Here’s how it works. You make a monthly payment for the term of the insurance policy (e.g., 10 years). Part of your payment covers the insurance premium, and the rest goes into a tax-sheltered investment fund of your choice. When you die, the beneficiary receives the insurance payout and the investment funds tax-free. “This kind of insurance can help defray some of the taxes on death,” says Stephen Thompson, a tax specialist with Wilkinson & Company LLP in Ottawa. Until that fateful day, you can withdraw funds-which will be taxed as income-to supplement your retirement income or meet short-term financial emergencies.

Opt for IPPS

Conceived in 1991 with business owners in mind, IPPs still remain underexploited. But if you’re aged 45 to 50 and have maxed out your RRSP, this defined-benefit plan is a great way to put away large chunks of cash in a tax-sheltered environment.
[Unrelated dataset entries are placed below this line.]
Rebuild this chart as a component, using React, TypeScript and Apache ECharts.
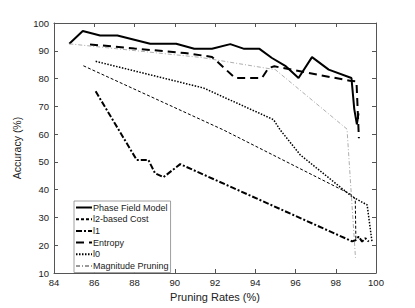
import React, { useEffect, useRef } from "react";
import * as echarts from "echarts";

const xTicks = [84, 86, 88, 90, 92, 94, 96, 98, 100];
const yTicks = [10, 20, 30, 40, 50, 60, 70, 80, 90, 100];

const seriesNames = ["Phase Field Model", "l2-based Cost", "l1", "Entropy", "l0", "Magnitude Pruning"];

const phaseX = [84.76, 85.43, 86.29, 87.15, 88.78, 90.07, 90.97, 91.85, 92.76, 93.45, 94.21, 94.83, 95.49, 96.15, 96.82, 97.65, 98.78, 98.92, 99.05, 99.13];
const phaseY = [92.5, 97.1, 95.5, 95.5, 92.5, 92.5, 90.7, 90.7, 92.4, 90.7, 90.7, 87.4, 84.6, 80.2, 87.7, 83.2, 80.2, 69.0, 63.5, 67.5];

const l2X = [85.46, 92.42, 98.81, 98.97, 99.0];
const l2Y = [84.6, 61.5, 38.1, 36.5, 21.8];

const l1X = [86.07, 88.11, 88.69, 89.02, 89.44, 90.27, 98.81, 98.98, 99.14, 99.31, 99.47, 99.64];
const l1Y = [75.4, 50.7, 50.7, 45.9, 44.5, 49.2, 21.4, 21.8, 23.1, 21.3, 22.5, 21.3];

const entropyX = [85.79, 88.0, 90.5, 91.85, 93.0, 94.33, 94.66, 94.95, 98.7, 99.03, 99.15];
const entropyY = [92.3, 90.8, 89.2, 87.8, 80.2, 80.2, 83.8, 84.4, 79.2, 79.0, 58.5];

const l0X = [86.07, 91.43, 94.91, 95.24, 96.24, 98.81, 99.56, 99.8];
const l0Y = [86.2, 76.6, 65.2, 61.5, 52.5, 37.5, 34.5, 21.3];

const magX = [84.76, 91.3, 95.0, 98.56, 98.98];
const magY = [92.5, 87.6, 83.2, 61.8, 15.5];

const pairs = (xs: number[], ys: number[]) => xs.map((x, i) => [x, ys[i]]);

export default function App() {
  const ref = useRef<HTMLDivElement>(null);
  useEffect(() => {
    if (!ref.current) return;
    const chart = echarts.init(ref.current, null, { renderer: "svg" });
    const font = "Liberation Sans, Arial, Helvetica, sans-serif";
    const axisLine = { show: true, lineStyle: { color: "#555", width: 1 } };
    const mk = (name: string, xs: number[], ys: number[], color: string, width: number, type: any) => ({
      name,
      type: "line",
      data: pairs(xs, ys),
      showSymbol: false,
      symbol: "none",
      lineStyle: { color, width, type },
      itemStyle: { color },
      z: 3,
    });
    chart.setOption({
      animation: false,
      backgroundColor: "#fff",
      textStyle: { fontFamily: font },
      grid: { left: 54, right: 39, top: 23, bottom: 35 },
      legend: {
        orient: "vertical",
        left: 74,
        top: 201,
        padding: [2, 2, 2, 1],
        itemWidth: 16,
        itemHeight: 8,
        itemGap: 2.7,
        backgroundColor: "#fff",
        borderColor: "#888",
        borderWidth: 0.8,
        borderRadius: 0,
        itemStyle: { opacity: 0 },
        textStyle: { fontSize: 9, color: "#222", fontFamily: font, padding: [0, 0, 0, -4] },
        data: seriesNames,
      },
      xAxis: [
        {
          type: "value",
          min: xTicks[0],
          max: xTicks[xTicks.length - 1],
          interval: 2,
          position: "bottom",
          name: "Pruning Rates (%)",
          nameLocation: "middle",
          nameGap: 18,
          nameTextStyle: { fontSize: 11, color: "#222", fontFamily: font },
          axisLine,
          axisTick: { show: true, inside: true, length: 4, lineStyle: { color: "#555" } },
          axisLabel: { fontSize: 9.5, color: "#222", margin: 4, fontFamily: font },
          splitLine: { show: false },
        },
        {
          type: "value",
          min: xTicks[0],
          max: xTicks[xTicks.length - 1],
          interval: 2,
          position: "top",
          axisLine,
          axisTick: { show: true, inside: true, length: 4, lineStyle: { color: "#555" } },
          axisLabel: { show: false },
          splitLine: { show: false },
        },
      ],
      yAxis: [
        {
          type: "value",
          min: yTicks[0],
          max: yTicks[yTicks.length - 1],
          interval: 10,
          position: "left",
          name: "Accuracy (%)",
          nameLocation: "middle",
          nameGap: 21,
          nameRotate: 90,
          nameTextStyle: { fontSize: 10.5, color: "#222", fontFamily: font },
          axisLine,
          axisTick: { show: true, inside: true, length: 4, lineStyle: { color: "#555" } },
          axisLabel: { fontSize: 9.5, color: "#222", margin: 5, fontFamily: font },
          splitLine: { show: false },
        },
        {
          type: "value",
          min: yTicks[0],
          max: yTicks[yTicks.length - 1],
          interval: 10,
          position: "right",
          axisLine,
          axisTick: { show: true, inside: true, length: 4, lineStyle: { color: "#555" } },
          axisLabel: { show: false },
          splitLine: { show: false },
        },
      ],
      series: [
        mk(seriesNames[0], phaseX, phaseY, "#000", 2, "solid"),
        mk(seriesNames[1], l2X, l2Y, "#000", 1, [3, 2]),
        mk(seriesNames[2], l1X, l1Y, "#000", 2, [6, 2, 2, 2]),
        mk(seriesNames[3], entropyX, entropyY, "#000", 2, [8, 5]),
        mk(seriesNames[4], l0X, l0Y, "#000", 1.5, [1.5, 1.5]),
        mk(seriesNames[5], magX, magY, "#999", 0.8, [4, 2, 1, 2]),
      ],
    });
    return () => chart.dispose();
  }, []);
  return <div ref={ref} style={{ width: 415, height: 308, position: "absolute", left: 0, top: 0 }} />;
}
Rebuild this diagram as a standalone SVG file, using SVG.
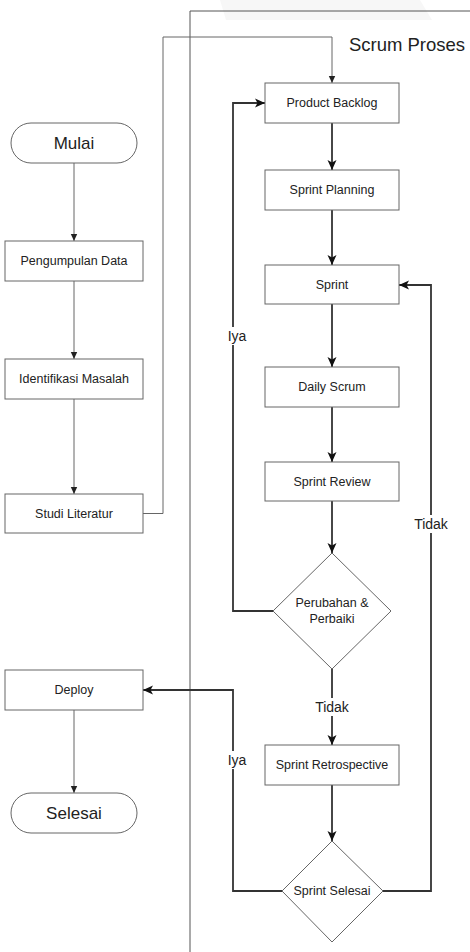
<svg xmlns="http://www.w3.org/2000/svg" width="470" height="952" viewBox="0 0 470 952">
  <style>
    .box { fill: #ffffff; stroke: #666666; stroke-width: 1; }
    .lbl { font-family: "Liberation Sans", Arial, Helvetica, sans-serif; fill: #222222; text-anchor: middle; dominant-baseline: central; }
    .small { font-size: 12.5px; }
    .term { font-size: 17px; }
    .edge-label { font-size: 14px; }
    .thin { fill: none; stroke: #666666; stroke-width: 1; }
    .thick { fill: none; stroke: #333333; stroke-width: 1.8; }
  </style>
  <defs>
    <marker id="arrowSmall" markerUnits="userSpaceOnUse" markerWidth="8" markerHeight="8" viewBox="0 0 8 8" refX="7" refY="4" orient="auto">
      <path d="M0,0.8 L7,4 L0,7.2 Z" fill="#222222"/>
    </marker>
    <marker id="arrowBig" markerUnits="userSpaceOnUse" markerWidth="11" markerHeight="10" viewBox="0 0 11 10" refX="10" refY="5" orient="auto">
      <path d="M0,0.5 L10,5 L0,9.5 L2.5,5 Z" fill="#111111"/>
    </marker>
  </defs>

  <rect width="470" height="952" fill="#ffffff"/>
  <!-- faint backdrop band at the top edge -->
  <polygon points="220,0 420,0 432,20 226,20" fill="#f7f7f7"/>

  <!-- Scrum process container -->
  <g id="scrum-container">
    <path d="M190,952 L190,11 L470,11" fill="none" stroke="#555555" stroke-width="1"/>
    <text class="lbl" x="407" y="44" style="font-size:18.5px">Scrum Proses</text>
  </g>

  <!-- connectors -->
  <g id="connectors">
    <line class="thin" x1="74" y1="163" x2="74" y2="241" marker-end="url(#arrowSmall)"/>
    <line class="thin" x1="74" y1="281" x2="74" y2="359" marker-end="url(#arrowSmall)"/>
    <line class="thin" x1="74" y1="399" x2="74" y2="494" marker-end="url(#arrowSmall)"/>
    <polyline class="thin" points="143,513.5 163,513.5 163,37 332,37 332,83" marker-end="url(#arrowSmall)"/>
    <line class="thin" x1="74" y1="710" x2="74" y2="793" marker-end="url(#arrowSmall)"/>

    <line class="thick" x1="332" y1="123" x2="332" y2="170" marker-end="url(#arrowBig)"/>
    <line class="thick" x1="332" y1="210" x2="332" y2="265" marker-end="url(#arrowBig)"/>
    <line class="thick" x1="332" y1="304" x2="332" y2="367" marker-end="url(#arrowBig)"/>
    <line class="thick" x1="332" y1="407" x2="332" y2="462" marker-end="url(#arrowBig)"/>
    <line class="thick" x1="332" y1="501" x2="332" y2="553" marker-end="url(#arrowBig)"/>
    <polyline class="thick" points="273,611 233,611 233,103 265,103" marker-end="url(#arrowBig)"/>
    <line class="thick" x1="332" y1="669" x2="332" y2="745" marker-end="url(#arrowBig)"/>
    <line class="thick" x1="332" y1="785" x2="332" y2="841" marker-end="url(#arrowBig)"/>
    <polyline class="thick" points="383,891 431,891 431,285 399,285" marker-end="url(#arrowBig)"/>
    <polyline class="thick" points="282,891 233,891 233,690 143,690" marker-end="url(#arrowBig)"/>

    <!-- edge labels -->
    <rect x="225" y="327" width="24" height="18" fill="#ffffff"/>
    <text class="lbl edge-label" x="237" y="336">Iya</text>
    <rect x="410" y="515" width="42" height="18" fill="#ffffff"/>
    <text class="lbl edge-label" x="431" y="524">Tidak</text>
    <rect x="311" y="698" width="42" height="18" fill="#ffffff"/>
    <text class="lbl edge-label" x="332" y="707">Tidak</text>
    <rect x="225" y="751" width="24" height="18" fill="#ffffff"/>
    <text class="lbl edge-label" x="237" y="760">Iya</text>
  </g>

  <!-- left column -->
  <g id="mulai">
    <rect class="box" x="11" y="123" width="126" height="40" rx="20" ry="20"/>
    <text class="lbl term" x="74" y="143">Mulai</text>
  </g>
  <g id="pengumpulan-data">
    <rect class="box" x="5" y="241" width="138" height="40"/>
    <text class="lbl small" x="74" y="261">Pengumpulan Data</text>
  </g>
  <g id="identifikasi-masalah">
    <rect class="box" x="5" y="359" width="138" height="40"/>
    <text class="lbl small" x="74" y="379">Identifikasi Masalah</text>
  </g>
  <g id="studi-literatur">
    <rect class="box" x="5" y="494" width="138" height="39"/>
    <text class="lbl small" x="74" y="513.5">Studi Literatur</text>
  </g>
  <g id="deploy">
    <rect class="box" x="5" y="670" width="138" height="40"/>
    <text class="lbl small" x="74" y="690">Deploy</text>
  </g>
  <g id="selesai">
    <rect class="box" x="11" y="793" width="126" height="40" rx="20" ry="20"/>
    <text class="lbl term" x="74" y="813">Selesai</text>
  </g>

  <!-- scrum column -->
  <g id="product-backlog">
    <rect class="box" x="265" y="83" width="134" height="40"/>
    <text class="lbl small" x="332" y="103">Product Backlog</text>
  </g>
  <g id="sprint-planning">
    <rect class="box" x="265" y="170" width="134" height="40"/>
    <text class="lbl small" x="332" y="190">Sprint Planning</text>
  </g>
  <g id="sprint">
    <rect class="box" x="265" y="265" width="134" height="39"/>
    <text class="lbl small" x="332" y="284.5">Sprint</text>
  </g>
  <g id="daily-scrum">
    <rect class="box" x="265" y="367" width="134" height="40"/>
    <text class="lbl small" x="332" y="387">Daily Scrum</text>
  </g>
  <g id="sprint-review">
    <rect class="box" x="265" y="462" width="134" height="39"/>
    <text class="lbl small" x="332" y="481.5">Sprint Review</text>
  </g>
  <g id="perubahan-perbaiki">
    <polygon class="box" points="332,553 391,611 332,669 273,611"/>
    <text class="lbl small" x="332" y="603">Perubahan &amp;</text>
    <text class="lbl small" x="332" y="619">Perbaiki</text>
  </g>
  <g id="sprint-retrospective">
    <rect class="box" x="265" y="745" width="134" height="40"/>
    <text class="lbl small" x="332" y="765">Sprint Retrospective</text>
  </g>
  <g id="sprint-selesai">
    <polygon class="box" points="332,841 383,891 332,942 282,891"/>
    <text class="lbl small" x="332" y="891">Sprint Selesai</text>
  </g>
</svg>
Set up for you by your company, the plan’s benefits are twofold: contributions are tax-free to you and a tax-deductible expense for your company. Investments held in the plan grow and compound tax-free, until you withdraw money when you reach retirement.

Sound too good to be true? There are caveats. First, there are limits to your contributions, which are typically based on your age, tenure and salary. Second, as a defined-benefit plan, Canada Revenue Agency currently requires an IPP to grow by 7.5% annually. If your plan depreciates, your company must top up the account. If your plan returns more than 7.5%, your contribution limit drops in the next year.

Freeze your estate

If you want to bequeath your business to your family with minimal tax consequences, consider an estate freeze. The tax liability will be limited to the present value of the assets; any future capital gains will be taxed in the hands of the new owners. One common way of performing a freeze involves a reorganization of the firm’s share ownership. First, you as the owner exchange your common shares for voting, redeemable preferred shares of the same value. A new class of common shares is created for your children or grandchildren. Any future growth in the business accrues to their shares, and any future capital gains tax liability will be deferred until those shares are sold. Because your preferred shares have voting rights, you still control the business. Preferred shares can also provide dividends for retirement income or be redeemed.